↓↓↓
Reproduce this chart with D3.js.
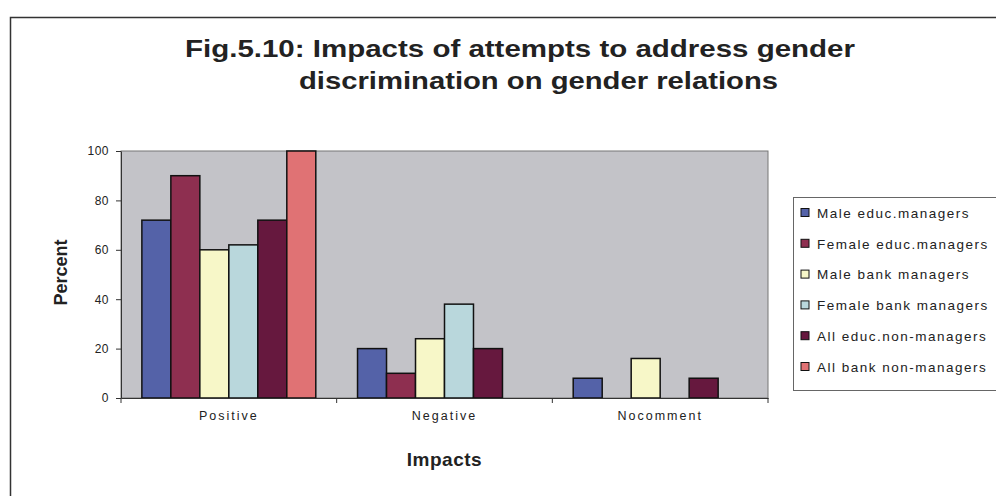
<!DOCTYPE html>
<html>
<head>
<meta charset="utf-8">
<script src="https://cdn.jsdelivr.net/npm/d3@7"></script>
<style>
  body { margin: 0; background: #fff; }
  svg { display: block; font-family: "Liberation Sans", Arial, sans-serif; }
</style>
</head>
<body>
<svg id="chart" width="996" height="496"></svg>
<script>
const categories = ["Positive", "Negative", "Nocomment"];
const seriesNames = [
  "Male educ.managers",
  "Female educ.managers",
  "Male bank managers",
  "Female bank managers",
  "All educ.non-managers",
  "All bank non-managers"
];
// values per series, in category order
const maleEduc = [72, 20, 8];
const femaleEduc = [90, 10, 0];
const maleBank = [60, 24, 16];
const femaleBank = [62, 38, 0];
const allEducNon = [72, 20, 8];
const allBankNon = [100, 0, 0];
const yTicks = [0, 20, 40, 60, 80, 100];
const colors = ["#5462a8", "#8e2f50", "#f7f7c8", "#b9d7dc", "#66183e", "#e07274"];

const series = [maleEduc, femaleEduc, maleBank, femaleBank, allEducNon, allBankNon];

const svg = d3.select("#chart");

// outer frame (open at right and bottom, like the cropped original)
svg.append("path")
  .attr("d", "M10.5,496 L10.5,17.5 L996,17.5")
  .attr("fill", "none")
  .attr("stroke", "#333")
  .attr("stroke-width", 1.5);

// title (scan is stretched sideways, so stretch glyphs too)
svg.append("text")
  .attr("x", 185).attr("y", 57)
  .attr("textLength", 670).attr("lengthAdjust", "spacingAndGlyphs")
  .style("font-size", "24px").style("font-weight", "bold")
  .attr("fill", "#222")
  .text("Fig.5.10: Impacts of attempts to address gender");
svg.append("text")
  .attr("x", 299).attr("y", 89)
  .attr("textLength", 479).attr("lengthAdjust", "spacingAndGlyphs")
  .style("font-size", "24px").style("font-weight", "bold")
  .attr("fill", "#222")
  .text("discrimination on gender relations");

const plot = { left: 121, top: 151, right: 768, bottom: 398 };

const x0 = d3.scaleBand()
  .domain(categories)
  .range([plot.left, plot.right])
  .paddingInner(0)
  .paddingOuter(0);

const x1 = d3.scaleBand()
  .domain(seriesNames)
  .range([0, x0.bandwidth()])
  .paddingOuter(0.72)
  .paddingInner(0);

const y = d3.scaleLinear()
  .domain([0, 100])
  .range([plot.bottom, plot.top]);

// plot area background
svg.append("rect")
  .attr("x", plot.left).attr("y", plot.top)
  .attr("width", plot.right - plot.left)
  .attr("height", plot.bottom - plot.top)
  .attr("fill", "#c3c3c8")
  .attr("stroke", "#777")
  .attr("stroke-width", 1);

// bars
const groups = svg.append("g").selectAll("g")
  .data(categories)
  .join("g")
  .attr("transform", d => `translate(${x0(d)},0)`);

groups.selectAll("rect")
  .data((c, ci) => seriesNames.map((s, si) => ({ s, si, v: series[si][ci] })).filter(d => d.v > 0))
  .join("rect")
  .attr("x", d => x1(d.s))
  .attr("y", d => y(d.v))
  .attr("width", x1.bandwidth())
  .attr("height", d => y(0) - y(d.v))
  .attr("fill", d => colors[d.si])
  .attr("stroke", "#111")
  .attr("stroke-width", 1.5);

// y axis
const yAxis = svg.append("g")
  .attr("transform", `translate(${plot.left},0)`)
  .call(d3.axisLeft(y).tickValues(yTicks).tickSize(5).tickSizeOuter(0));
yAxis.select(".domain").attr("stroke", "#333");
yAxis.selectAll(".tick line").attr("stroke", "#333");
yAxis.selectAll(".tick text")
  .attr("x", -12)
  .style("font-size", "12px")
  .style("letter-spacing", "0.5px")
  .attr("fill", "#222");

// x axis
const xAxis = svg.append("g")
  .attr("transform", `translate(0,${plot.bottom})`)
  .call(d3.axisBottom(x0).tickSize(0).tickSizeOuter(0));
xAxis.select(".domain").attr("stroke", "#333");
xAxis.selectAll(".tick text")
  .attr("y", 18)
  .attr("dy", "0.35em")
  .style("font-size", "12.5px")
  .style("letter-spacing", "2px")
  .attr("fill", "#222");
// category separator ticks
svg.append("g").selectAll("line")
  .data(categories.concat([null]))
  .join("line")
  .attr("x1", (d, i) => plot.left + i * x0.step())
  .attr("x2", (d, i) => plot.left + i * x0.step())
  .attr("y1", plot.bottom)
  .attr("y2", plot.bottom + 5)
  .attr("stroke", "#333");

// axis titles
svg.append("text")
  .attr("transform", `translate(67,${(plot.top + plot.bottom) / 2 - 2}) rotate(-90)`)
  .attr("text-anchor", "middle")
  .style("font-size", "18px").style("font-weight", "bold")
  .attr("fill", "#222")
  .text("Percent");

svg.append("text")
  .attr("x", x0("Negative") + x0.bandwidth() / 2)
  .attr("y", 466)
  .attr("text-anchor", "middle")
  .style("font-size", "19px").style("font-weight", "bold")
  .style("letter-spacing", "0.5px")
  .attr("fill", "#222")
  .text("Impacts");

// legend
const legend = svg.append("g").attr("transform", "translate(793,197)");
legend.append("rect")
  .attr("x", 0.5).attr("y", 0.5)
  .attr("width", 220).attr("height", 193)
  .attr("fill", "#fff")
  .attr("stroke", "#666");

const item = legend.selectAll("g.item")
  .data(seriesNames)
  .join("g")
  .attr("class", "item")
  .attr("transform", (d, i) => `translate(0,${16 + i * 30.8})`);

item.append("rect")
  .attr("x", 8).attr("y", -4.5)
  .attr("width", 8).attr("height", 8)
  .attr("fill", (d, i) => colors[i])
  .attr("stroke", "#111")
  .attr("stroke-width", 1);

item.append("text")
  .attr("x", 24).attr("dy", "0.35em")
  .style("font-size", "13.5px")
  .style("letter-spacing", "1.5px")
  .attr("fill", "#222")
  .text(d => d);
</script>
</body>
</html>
↑↑↑
Exactly as written, return every line of the listing, but not the pictures.

Reproduce this chart with D3.js.
<!DOCTYPE html>
<html>
<head>
<meta charset="utf-8">
<script src="https://cdn.jsdelivr.net/npm/d3@7"></script>
<style>
  body { margin: 0; background: #fff; }
  svg { display: block; font-family: "Liberation Sans", Arial, sans-serif; }
</style>
</head>
<body>
<svg id="chart" width="996" height="496"></svg>
<script>
const categories = ["Positive", "Negative", "Nocomment"];
const seriesNames = [
  "Male educ.managers",
  "Female educ.managers",
  "Male bank managers",
  "Female bank managers",
  "All educ.non-managers",
  "All bank non-managers"
];
// values per series, in category order
const maleEduc = [72, 20, 8];
const femaleEduc = [90, 10, 0];
const maleBank = [60, 24, 16];
const femaleBank = [62, 38, 0];
const allEducNon = [72, 20, 8];
const allBankNon = [100, 0, 0];
const yTicks = [0, 20, 40, 60, 80, 100];
const colors = ["#5462a8", "#8e2f50", "#f7f7c8", "#b9d7dc", "#66183e", "#e07274"];

const series = [maleEduc, femaleEduc, maleBank, femaleBank, allEducNon, allBankNon];

const svg = d3.select("#chart");

// outer frame (open at right and bottom, like the cropped original)
svg.append("path")
  .attr("d", "M10.5,496 L10.5,17.5 L996,17.5")
  .attr("fill", "none")
  .attr("stroke", "#333")
  .attr("stroke-width", 1.5);

// title (scan is stretched sideways, so stretch glyphs too)
svg.append("text")
  .attr("x", 185).attr("y", 57)
  .attr("textLength", 670).attr("lengthAdjust", "spacingAndGlyphs")
  .style("font-size", "24px").style("font-weight", "bold")
  .attr("fill", "#222")
  .text("Fig.5.10: Impacts of attempts to address gender");
svg.append("text")
  .attr("x", 299).attr("y", 89)
  .attr("textLength", 479).attr("lengthAdjust", "spacingAndGlyphs")
  .style("font-size", "24px").style("font-weight", "bold")
  .attr("fill", "#222")
  .text("discrimination on gender relations");

const plot = { left: 121, top: 151, right: 768, bottom: 398 };

const x0 = d3.scaleBand()
  .domain(categories)
  .range([plot.left, plot.right])
  .paddingInner(0)
  .paddingOuter(0);

const x1 = d3.scaleBand()
  .domain(seriesNames)
  .range([0, x0.bandwidth()])
  .paddingOuter(0.72)
  .paddingInner(0);

const y = d3.scaleLinear()
  .domain([0, 100])
  .range([plot.bottom, plot.top]);

// plot area background
svg.append("rect")
  .attr("x", plot.left).attr("y", plot.top)
  .attr("width", plot.right - plot.left)
  .attr("height", plot.bottom - plot.top)
  .attr("fill", "#c3c3c8")
  .attr("stroke", "#777")
  .attr("stroke-width", 1);

// bars
const groups = svg.append("g").selectAll("g")
  .data(categories)
  .join("g")
  .attr("transform", d => `translate(${x0(d)},0)`);

groups.selectAll("rect")
  .data((c, ci) => seriesNames.map((s, si) => ({ s, si, v: series[si][ci] })).filter(d => d.v > 0))
  .join("rect")
  .attr("x", d => x1(d.s))
  .attr("y", d => y(d.v))
  .attr("width", x1.bandwidth())
  .attr("height", d => y(0) - y(d.v))
  .attr("fill", d => colors[d.si])
  .attr("stroke", "#111")
  .attr("stroke-width", 1.5);

// y axis
const yAxis = svg.append("g")
  .attr("transform", `translate(${plot.left},0)`)
  .call(d3.axisLeft(y).tickValues(yTicks).tickSize(5).tickSizeOuter(0));
yAxis.select(".domain").attr("stroke", "#333");
yAxis.selectAll(".tick line").attr("stroke", "#333");
yAxis.selectAll(".tick text")
  .attr("x", -12)
  .style("font-size", "12px")
  .style("letter-spacing", "0.5px")
  .attr("fill", "#222");

// x axis
const xAxis = svg.append("g")
  .attr("transform", `translate(0,${plot.bottom})`)
  .call(d3.axisBottom(x0).tickSize(0).tickSizeOuter(0));
xAxis.select(".domain").attr("stroke", "#333");
xAxis.selectAll(".tick text")
  .attr("y", 18)
  .attr("dy", "0.35em")
  .style("font-size", "12.5px")
  .style("letter-spacing", "2px")
  .attr("fill", "#222");
// category separator ticks
svg.append("g").selectAll("line")
  .data(categories.concat([null]))
  .join("line")
  .attr("x1", (d, i) => plot.left + i * x0.step())
  .attr("x2", (d, i) => plot.left + i * x0.step())
  .attr("y1", plot.bottom)
  .attr("y2", plot.bottom + 5)
  .attr("stroke", "#333");

// axis titles
svg.append("text")
  .attr("transform", `translate(67,${(plot.top + plot.bottom) / 2 - 2}) rotate(-90)`)
  .attr("text-anchor", "middle")
  .style("font-size", "18px").style("font-weight", "bold")
  .attr("fill", "#222")
  .text("Percent");

svg.append("text")
  .attr("x", x0("Negative") + x0.bandwidth() / 2)
  .attr("y", 466)
  .attr("text-anchor", "middle")
  .style("font-size", "19px").style("font-weight", "bold")
  .style("letter-spacing", "0.5px")
  .attr("fill", "#222")
  .text("Impacts");

// legend
const legend = svg.append("g").attr("transform", "translate(793,197)");
legend.append("rect")
  .attr("x", 0.5).attr("y", 0.5)
  .attr("width", 220).attr("height", 193)
  .attr("fill", "#fff")
  .attr("stroke", "#666");

const item = legend.selectAll("g.item")
  .data(seriesNames)
  .join("g")
  .attr("class", "item")
  .attr("transform", (d, i) => `translate(0,${16 + i * 30.8})`);

item.append("rect")
  .attr("x", 8).attr("y", -4.5)
  .attr("width", 8).attr("height", 8)
  .attr("fill", (d, i) => colors[i])
  .attr("stroke", "#111")
  .attr("stroke-width", 1);

item.append("text")
  .attr("x", 24).attr("dy", "0.35em")
  .style("font-size", "13.5px")
  .style("letter-spacing", "1.5px")
  .attr("fill", "#222")
  .text(d => d);
</script>
</body>
</html>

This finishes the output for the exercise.